Hotline: Miami Game Trailer
Gameplay: Kill or Be Killed
This game is set in 1980’s South Beach, Miami. Imagine a retro shooter made in the mold of every action scene in the movie Scarface. Creeping around corners with knives and guns and mercilessly dispatching rooms filled with enemies, leaving blood soaked rooms behind you. That is this game.
It’s visceral and demands quick reflexes but also tactical analysis and planning. You can go into each room with guns blazing or silent tact, but in most cases the quick approach will get you killed. As you progress through the game you unlock additional masks and weapons. Masks confer unique abilities to your character when worn, like lethal punches, faster movement, and extended vision.
Before completing some missions, you will die dozens or hundreds of times. In this aspect Hotline: Miami is faithful to its actual 8-bit ancestors: it presents simple but brutally difficult challenges.

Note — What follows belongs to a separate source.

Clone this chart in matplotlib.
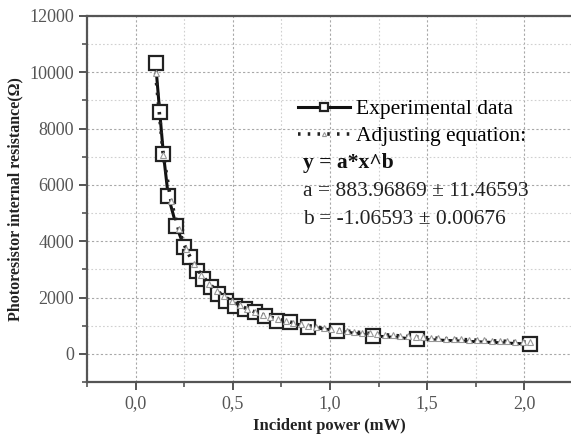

There are 15 stages to complete, which take anywhere from five to thirty minutes to complete. I would estimate it took me around 12 hours to complete Hotline: Miami which I’m perfectly satisfied with. Games which demand 20+ hours to complete are an exhausting prospect to me like watching entire seasons of television shows.
Narrative: Retro Macabre
All of the surface elements of Hotline: Miami are very straight forward: you are a hit man instructed to kill armed and unsuspecting foes. What I didn’t expect was a sophisticated narrative to accompany a game that appears so simple and brutal on the surface.
This game doesn’t glorify violence. After completing each level, the music abruptly stops and you’re instructed to exit the building and return to your car which is parked outside. You soberly return through each room that you came through, silently passing piles of bloodied bodies. Until you reach a later stage of the game, you have no idea why who you are or why you’ve done this. You just follow orders: go here, kill these people.
The reveal is sordid and spectacular.
Presentation: Atmosphere Galore
From when you first launch this game until the final credits roll, this game is consistent. Each moment looks and feels faithful to the 8-bit era of video gaming.
The retro graphics are functional and charming in the context of such a bloody and stylish game, which has an amazing soundtrack of independent electronic music. 1980’s electronic music blasts over the speakers of clubs that you roam through, seeking and eliminating targets. You can see details like 8-bit turntables in the DJ booth and walls lined with VHS movies in the video rental store.
One of my favorite sequences in this game is a driving interlude after you complete each level. Pixelated palm trees whisk by as a heavy chill-wave beat plays and your score cascades onto the screen.
Pixel art and retro visuals have come back in a major way in the latter years of the PS3 and Xbox 360, and they make a great fit for the lurid world this game is set in.
Conclusion & Rating
Hotline: Miami is easily among the most breakthrough independent games I’ve played in recent years. It focuses on brutal close-combat, but like the original Mortal Kombat, the depth of this game goes so far beyond what you see on the surface. I highly recommend this game.